Rating Related Circumstances

With respect to rating related circumstances, the proposed regulations provide:

A foreign corporation fails to satisfy the 25-percent test solely due to rating-related circumstances only if--

(1) The 25-percent test is not met as a result of the specific requirements with respect to capital and surplus that a generally recognized credit rating agency imposes; and

(2) The foreign corporation complies with the requirements of the credit rating agency in order to maintain the minimum credit rating required for the foreign corporation to be classified as secure to write new insurance business for the current year.

The proposed regulations adopt a broad definition of credit rating agency (i.e., generally recognized credit rating agency), but are not very clear about: (1) the level of rating applicable to an individual company; (2) what is meant by “secure;” and (3) whether new business refers to any business or just the business that the company has written or wants to write.

Predominantly Engaged

With respect to the requirement for an insurance company that utilizes the alternative test to be predominantly engaged in an insurance business, the proposed regulations provide that:

A foreign corporation is predominantly engaged in an insurance business in any taxable year during which more than half of the business of the foreign corporation is the issuing of insurance or annuity contracts or the reinsuring of risks underwritten by insurance companies. This determination is made based on whether the particular facts and circumstances of the foreign corporation are comparable to commercial insurance arrangements providing similar lines of coverage to unrelated parties in arm’s length transactions.

The proposed regulations specify facts that indicate that an insurance company is/is not predominantly engaged in an insurance business. These facts generally follow the legislative history of the enactment of the QIC rules and include “a small overall number of insured risks with low likelihood but large potential costs” as a bad fact.

Coordination rules for sections 1297(c) and 1298(b)(7)

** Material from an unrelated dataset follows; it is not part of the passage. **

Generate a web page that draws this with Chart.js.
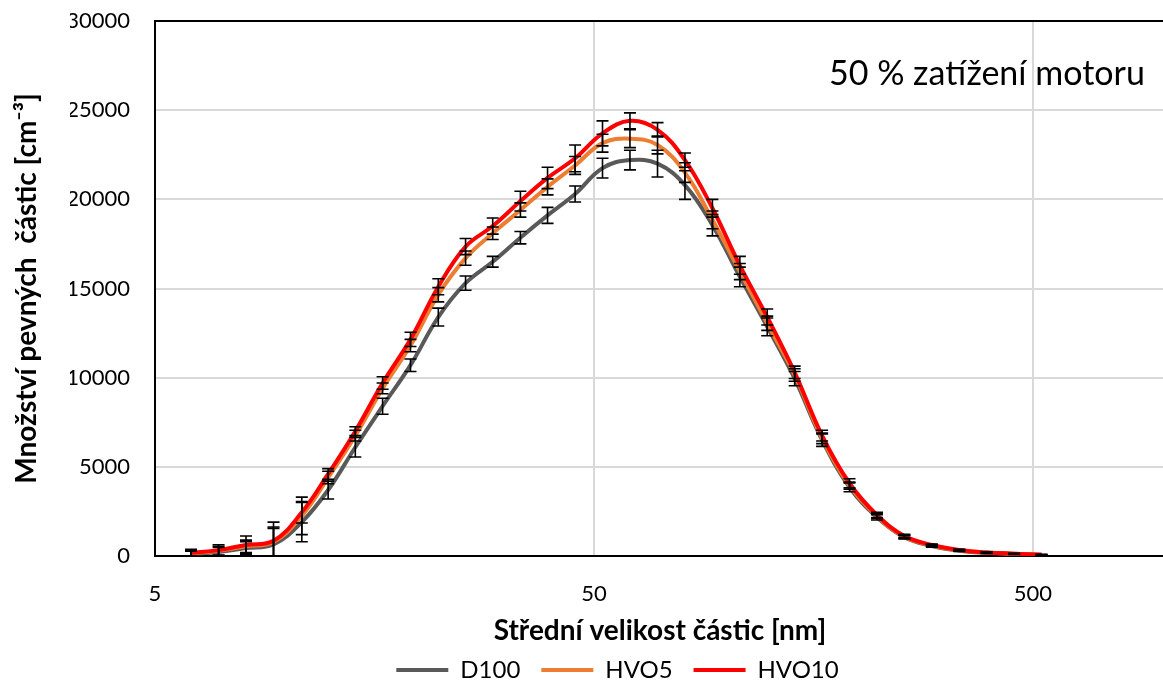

Proposed regulation section 1.1297-2(b)(2)(iii) provides that so long as the stock of a US domestic corporation is treated as a non-passive asset that produces non-passive income under Code section 1298(b)(7), the look through rule of Code section 1297(c) will not be applicable. This position is consistent with the position the IRS has taken in a few rulings that it has issued. In order for Code section 1298(b)(7) to apply, a non-US corporation must be subject to the accumulated earnings tax provisions under Code section 531.

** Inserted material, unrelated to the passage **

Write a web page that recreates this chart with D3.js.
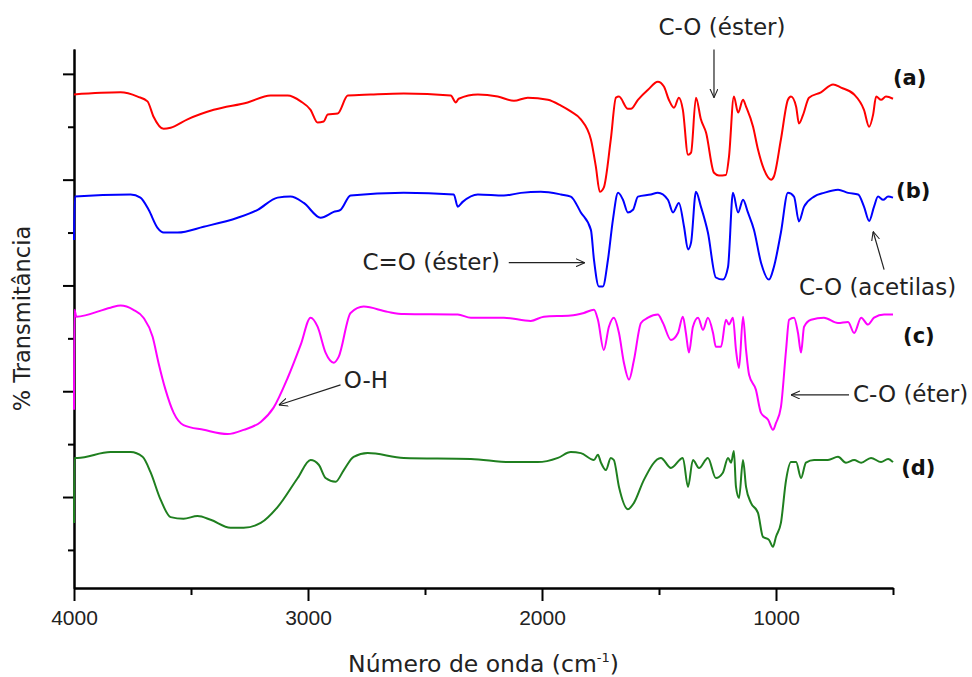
<!DOCTYPE html>
<html>
<head>
<meta charset="utf-8">
<script src="https://cdn.jsdelivr.net/npm/d3@7"></script>
<style>
  body { margin: 0; background: #fff; }
  svg { display: block; font-family: "DejaVu Sans", Verdana, sans-serif; }
</style>
</head>
<body>
<svg id="chart" width="972" height="677"></svg>
<script>
// FTIR spectra, [wavenumber cm-1, %T] (stacked traces)
const specA = [
  [4000, 96.1], [3801, 96.5], [3728, 95.7], [3686, 94.8], [3660, 91.9], [3617, 89.6], [3587, 89.8],
  [3515, 91.4], [3403, 93.2], [3258, 94.6], [3160, 95.9], [3087, 95.9], [3031, 94.8], [2989, 93.2],
  [2959, 90.8], [2933, 91.0], [2916, 92.3], [2873, 92.5], [2830, 95.9], [2732, 96.1], [2591, 96.3],
  [2390, 95.9], [2368, 94.6], [2356, 95.3], [2274, 96.1], [2189, 95.7], [2120, 94.9], [2061, 95.5],
  [1975, 95.1], [1919, 94.0], [1877, 92.9], [1834, 91.4], [1791, 87.6], [1770, 82.5], [1753, 77.7],
  [1736, 78.5], [1706, 87.6], [1684, 95.5], [1671, 95.7], [1633, 93.4], [1620, 93.4], [1590, 95.1],
  [1547, 97.0], [1505, 98.5], [1479, 97.6], [1458, 95.1], [1436, 93.6], [1415, 95.5], [1398, 93.2],
  [1376, 84.7], [1363, 85.1], [1342, 95.5], [1321, 91.4], [1299, 88.9], [1265, 81.3], [1244, 80.8],
  [1214, 80.9], [1201, 84.3], [1180, 95.7], [1162, 92.7], [1141, 95.1], [1128, 93.8], [1098, 90.0],
  [1077, 85.7], [1051, 81.9], [1021, 80.0], [1009, 80.6], [979, 87.6], [949, 95.1], [936, 95.7],
  [914, 93.8], [902, 90.6], [884, 92.3], [859, 95.5], [808, 96.5], [756, 98.0], [722, 97.4],
  [666, 96.1], [624, 93.2], [602, 90.0], [585, 92.3], [572, 95.7], [551, 95.1], [530, 95.7], [500, 95.3]
];

const specB = [
  [4000, 68.6], [3996, 76.8], [3758, 77.2], [3716, 76.6], [3681, 74.3], [3643, 70.9], [3617, 70.0],
  [3557, 70.0], [3446, 71.1], [3301, 72.8], [3215, 74.3], [3130, 76.6], [3075, 76.8], [3018, 75.6],
  [2946, 72.8], [2890, 73.9], [2861, 74.3], [2818, 77.0], [2591, 77.5], [2377, 77.2], [2360, 74.9],
  [2339, 75.8], [2274, 77.2], [2163, 77.0], [2090, 77.5], [2005, 77.7], [1919, 77.2], [1877, 76.8],
  [1834, 73.8], [1791, 70.5], [1778, 64.9], [1757, 59.8], [1740, 59.8], [1718, 64.9], [1697, 72.4],
  [1675, 77.5], [1654, 76.2], [1633, 73.8], [1611, 74.3], [1590, 76.8], [1535, 77.2], [1505, 77.5],
  [1462, 76.2], [1440, 73.8], [1415, 75.6], [1393, 71.1], [1376, 66.8], [1363, 68.1], [1342, 77.7],
  [1321, 74.9], [1291, 70.0], [1257, 61.5], [1227, 61.1], [1205, 63.5], [1184, 77.5], [1162, 73.8],
  [1141, 76.2], [1120, 73.8], [1094, 70.5], [1064, 64.3], [1030, 61.1], [1009, 63.5], [979, 70.0],
  [949, 77.5], [923, 76.8], [902, 72.1], [880, 74.9], [837, 76.8], [795, 77.5], [735, 78.1],
  [692, 77.5], [649, 77.2], [624, 74.9], [602, 72.2], [581, 74.9], [564, 76.8], [542, 76.2],
  [521, 76.8], [500, 76.6]
];

const specC = [
  [4000, 36.5], [3998, 55.4], [3990, 54.1], [3844, 55.8], [3801, 56.2], [3746, 55.4], [3703, 53.9],
  [3664, 50.3], [3639, 45.4], [3609, 40.3], [3574, 35.9], [3532, 33.6], [3446, 32.7], [3344, 31.9],
  [3275, 32.7], [3202, 34.2], [3147, 36.9], [3087, 42.5], [3031, 48.8], [2989, 53.9], [2959, 52.2],
  [2925, 47.3], [2890, 45.4], [2869, 46.5], [2818, 54.8], [2762, 56.0], [2659, 55.0], [2591, 54.6],
  [2360, 54.5], [2304, 53.9], [2163, 53.9], [2048, 53.3], [1992, 54.1], [1877, 54.3], [1821, 54.8],
  [1778, 55.4], [1761, 53.5], [1736, 47.8], [1714, 52.2], [1693, 53.9], [1671, 51.0], [1650, 45.4],
  [1628, 42.2], [1607, 45.9], [1577, 52.9], [1547, 53.9], [1505, 54.5], [1483, 52.9], [1449, 49.7],
  [1419, 51.0], [1398, 54.1], [1385, 51.0], [1372, 47.3], [1355, 52.2], [1333, 53.9], [1312, 51.6],
  [1291, 53.9], [1269, 51.0], [1257, 48.4], [1235, 48.4], [1214, 53.5], [1201, 52.6], [1184, 53.9],
  [1171, 47.8], [1158, 44.4], [1141, 54.1], [1128, 47.8], [1115, 43.1], [1086, 40.3], [1064, 35.9],
  [1034, 34.6], [1013, 32.7], [1000, 34.0], [979, 37.0], [957, 47.8], [944, 53.5], [923, 53.9],
  [906, 51.0], [893, 47.3], [880, 52.2], [850, 53.5], [795, 53.9], [735, 52.9], [692, 53.1],
  [666, 51.0], [636, 53.9], [607, 52.6], [581, 53.9], [538, 54.5], [500, 54.5]
];

const specD = [
  [4000, 15.1], [3998, 27.4], [3985, 27.4], [3844, 28.5], [3758, 28.5], [3707, 27.6], [3673, 24.7],
  [3630, 19.5], [3587, 16.2], [3532, 15.9], [3472, 16.4], [3416, 15.7], [3331, 14.2], [3275, 14.2],
  [3202, 15.1], [3130, 18.1], [3044, 23.6], [2989, 27.0], [2954, 26.1], [2925, 23.6], [2882, 22.9],
  [2847, 25.1], [2805, 27.6], [2745, 28.3], [2591, 27.4], [2304, 27.2], [2133, 26.6], [2018, 26.6],
  [1932, 27.4], [1877, 28.5], [1834, 28.3], [1778, 27.0], [1761, 28.0], [1748, 26.5], [1727, 25.1],
  [1706, 27.4], [1693, 27.0], [1671, 21.9], [1633, 17.7], [1607, 18.9], [1565, 23.2], [1492, 27.4],
  [1449, 25.5], [1398, 27.4], [1376, 21.9], [1355, 27.0], [1329, 25.5], [1291, 27.4], [1257, 23.6],
  [1227, 24.6], [1205, 27.4], [1192, 26.5], [1180, 28.7], [1171, 21.9], [1158, 19.8], [1141, 27.0],
  [1128, 21.9], [1107, 18.9], [1077, 17.0], [1056, 12.5], [1030, 11.9], [1013, 10.6], [1000, 12.5],
  [979, 15.1], [957, 23.2], [936, 26.6], [914, 26.6], [893, 23.6], [872, 26.5], [837, 27.0],
  [778, 27.0], [735, 27.6], [701, 26.5], [666, 27.0], [636, 26.5], [594, 27.4], [551, 26.6],
  [521, 27.2], [500, 26.6]
];

const seriesNames = ["(a)", "(b)", "(c)", "(d)"];
const seriesColors = ["#ff0000", "#0000ff", "#ff00ff", "#1f7f1f"];
const seriesLabelPos = [[500, 97.8], [487, 76.6], [457, 49.2], [465, 24.2]];

const xMajor = [4000, 3000, 2000, 1000];
const xMinor = [3500, 2500, 1500, 500];
const yMajor = [20, 40, 60, 80, 100];
const yMinor = [10, 30, 50, 70, 90];

// peak assignments: text anchor + arrow (all in data units)
const annotations = [
  { text: "C-O (éster)", at: [1231, 107.4], anchor: "middle", from: [1265, 104.6], to: [1265, 95.5] },
  { text: "C=O (éster)", at: [2180, 63.0], anchor: "end", from: [2142, 64.3], to: [1817, 64.3] },
  { text: "C-O (acetilas)", at: [566, 58.2], anchor: "middle", from: [538, 63.0], to: [585, 70.2] },
  { text: "C-O (éter)", at: [671, 38.0], anchor: "start", from: [688, 39.3], to: [936, 39.3] },
  { text: "O-H", at: [2847, 40.6], anchor: "start", from: [2861, 41.2], to: [3125, 37.4] }
];

const svg = d3.select("#chart");

const x = d3.scaleLinear().domain([4000, 500]).range([74, 893]);
const y = d3.scaleLinear().domain([2.8, 104.7]).range([588, 49]);

// arrow head (open V)
svg.append("defs").append("marker")
  .attr("id", "arrow")
  .attr("viewBox", "0 0 10 10")
  .attr("refX", 10).attr("refY", 5)
  .attr("markerWidth", 9).attr("markerHeight", 9)
  .attr("markerUnits", "userSpaceOnUse")
  .attr("orient", "auto")
  .append("path")
  .attr("d", "M0,0.5 L10,5 L0,9.5")
  .attr("fill", "none")
  .attr("stroke", "#222")
  .attr("stroke-width", 1.2);

// axes
const styleAxis = g => {
  g.select(".domain").attr("stroke", "#000").attr("stroke-width", 2);
  g.selectAll(".tick line").attr("stroke", "#000").attr("stroke-width", 2);
  g.selectAll("text").attr("fill", "#222").style("font-size", "21px");
};

svg.append("g")
  .attr("transform", "translate(0,588)")
  .call(d3.axisBottom(x).tickValues(xMinor).tickSize(7).tickSizeOuter(0).tickFormat(""))
  .call(styleAxis);

svg.append("g")
  .attr("transform", "translate(0,588)")
  .call(d3.axisBottom(x).tickValues(xMajor).tickSize(13).tickSizeOuter(0).tickFormat(d3.format("d")))
  .call(styleAxis)
  .call(g => g.selectAll("text").attr("dy", null).attr("y", 37));

svg.append("g")
  .attr("transform", "translate(74,0)")
  .call(d3.axisLeft(y).tickValues(yMinor).tickSize(6).tickSizeOuter(0).tickFormat(""))
  .call(styleAxis);

svg.append("g")
  .attr("transform", "translate(74,0)")
  .call(d3.axisLeft(y).tickValues(yMajor).tickSize(11).tickSizeOuter(0).tickFormat(""))
  .call(styleAxis);

// spectra
const line = d3.line()
  .x(d => x(d[0]))
  .y(d => y(d[1]))
  .curve(d3.curveMonotoneX);

[specA, specB, specC, specD].forEach((spec, i) => {
  svg.append("path")
    .datum(spec)
    .attr("d", line)
    .attr("fill", "none")
    .attr("stroke", seriesColors[i])
    .attr("stroke-width", 2)
    .attr("stroke-linejoin", "round");

  svg.append("text")
    .attr("x", x(seriesLabelPos[i][0]))
    .attr("y", y(seriesLabelPos[i][1]))
    .text(seriesNames[i])
    .style("font-weight", "bold")
    .style("font-size", "21px")
    .attr("fill", "#111");
});

// annotations
annotations.forEach(a => {
  svg.append("line")
    .attr("x1", x(a.from[0])).attr("y1", y(a.from[1]))
    .attr("x2", x(a.to[0])).attr("y2", y(a.to[1]))
    .attr("stroke", "#222")
    .attr("stroke-width", 1.2)
    .attr("marker-end", "url(#arrow)");

  svg.append("text")
    .attr("x", x(a.at[0]))
    .attr("y", y(a.at[1]))
    .attr("text-anchor", a.anchor)
    .text(a.text)
    .style("font-size", "23px")
    .attr("fill", "#222");
});

// axis titles
const xTitle = svg.append("text")
  .attr("x", (x(4000) + x(500)) / 2)
  .attr("y", 672)
  .attr("text-anchor", "middle")
  .style("font-size", "23.5px")
  .attr("fill", "#222");
xTitle.append("tspan").text("Número de onda (cm");
xTitle.append("tspan").text("-1").attr("dy", -10).style("font-size", "13px");
xTitle.append("tspan").text(")").attr("dy", 10);

svg.append("text")
  .attr("transform", `translate(30,${(y.range()[0] + y.range()[1]) / 2}) rotate(-90)`)
  .attr("text-anchor", "middle")
  .style("font-size", "22.5px")
  .attr("fill", "#222")
  .text("% Transmitância");
</script>
</body>
</html>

Foreign Personal Holding Company Income

Proposed regulation section 1.1297-1(c) makes clear that passive income for purposes of determining whether a non-US corporation is a PFIC does not include income excepted from the definition of foreign personal holding company income under Code sections 954(c)(2)(A) (active rents and royalties), 954(c)(2)(B) (export financing), 954(c)(2)(C) (dealers), and 954(h) (active banking and, financing), but does include income excepted under Code sections 954(c)(3) (income from related persons) and 954(i) (active insurance). The preamble to the proposed regulations describes why these last two exceptions were treated differently and with respect to the related person exception points to specific legislative history. However, with respect to the Code section 954(i) exception, Treasury refers to the fact that the QIC rule was recently implemented and given this statutory change determined that Code section 95(i) should not apply. Treasury does not address the fact that the Code section 954(i) exception was already a more limited exception (requiring significant home country insurance) than that provided in the PFIC insurance income exception that was amended to include the QIC requirement.